On another fansite, ESCXtra, it was ranked 6th out of the 41 songs with 156 points (2 gave it the maximum 12, but one gave it a low of 2) from the 19 reviewers. Reviewer praises included that "All the big touchpoints are here: vocals, song quality, authenticity, and a strong reason to vote.", and "We know that Destiny has the pipes to sing any you song you giver to her. ‘All of My Love’ did not disappoint and was the appropriate choice for the contest. The song suits her voice and I cannot wait to hear Destiny sing this song live, whenever that may be.", though some critics felt that the song was dated.

Metro online columnist Emma Kelly described the song as "All of My Love by Destiny is Emeli Sande does Eurovision. [...] Destiny’s diva attitude and strong vocals make this track a bit more special sum of its parts, and as we all know, Eurovision voters love a diva. Plus, the video is very prescient with all of those face masks.", giving it 7.4 out of 10.

The song also fared well in alternative programming to replace Eurovision in various countries. Austria's ORF aired Der kleine Song Contest in April 2020, which saw every entry being assigned to one of three semi-finals. A jury consisting of ten singers that had represented Austria at Eurovision before, including Sampson, was hired to rank each song; the best-placed in each semi-final advanced to the final round. In the second semi-final on 14 April, "All of My Love" won in a field of 14 participants, achieving 97 points, with every juror giving it at least 8. In the final show involving the 3 heat winners, the song placed 3rd with 19% of the votes.

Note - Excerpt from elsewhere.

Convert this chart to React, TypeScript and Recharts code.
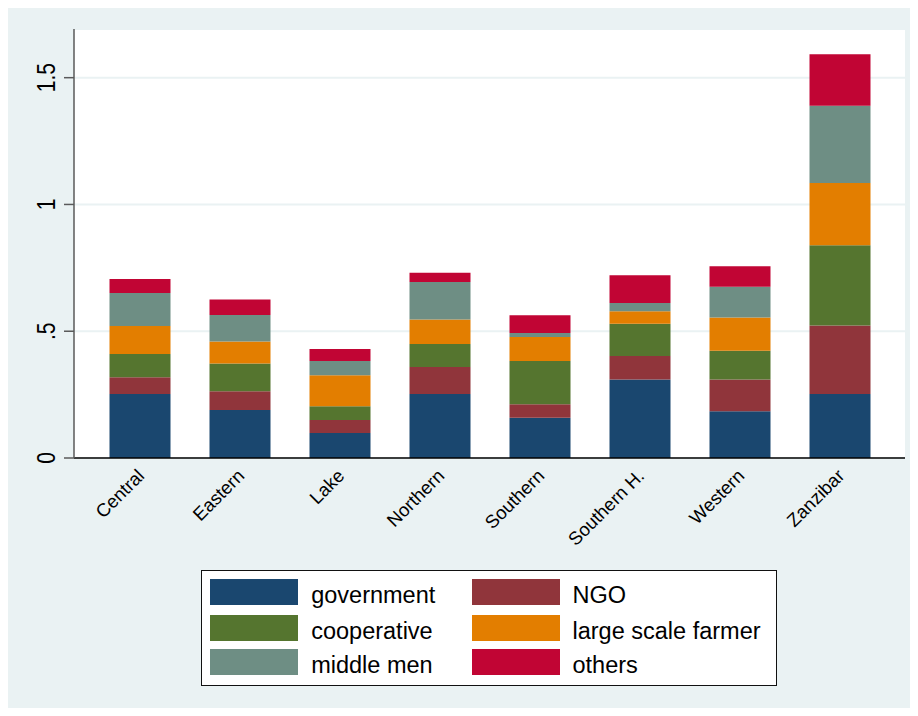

The song also fared well in Norddeutscher Rundfunk's Eurovision 2020 – das deutsche Finale, where it placed 4th, and Sveriges Television's Sveriges 12:a on 14 May, placing second to Iceland in both lists.

==Music video==
The music video was released with the song on 9 March, running at 3 minutes and 48 seconds, and with over 2.2 million views as of 7 June 2020. It begins with a narrated part, "Free spirit. Live like there’s no tomorrow. Run wild. Fulfil your destiny", a reference to her name. It features a varied range of surroundings, including dancers engaging in Parkour and Freediving. In a poll on the website Wiwibloggs, fans named it as their favourite music video.

==Eurovision Song contest==

In the Eurovision Song Celebration YouTube stream in place of Semi Final 1, it was revealed the song would have performed 10th, between Belgium's entry and Croatia's.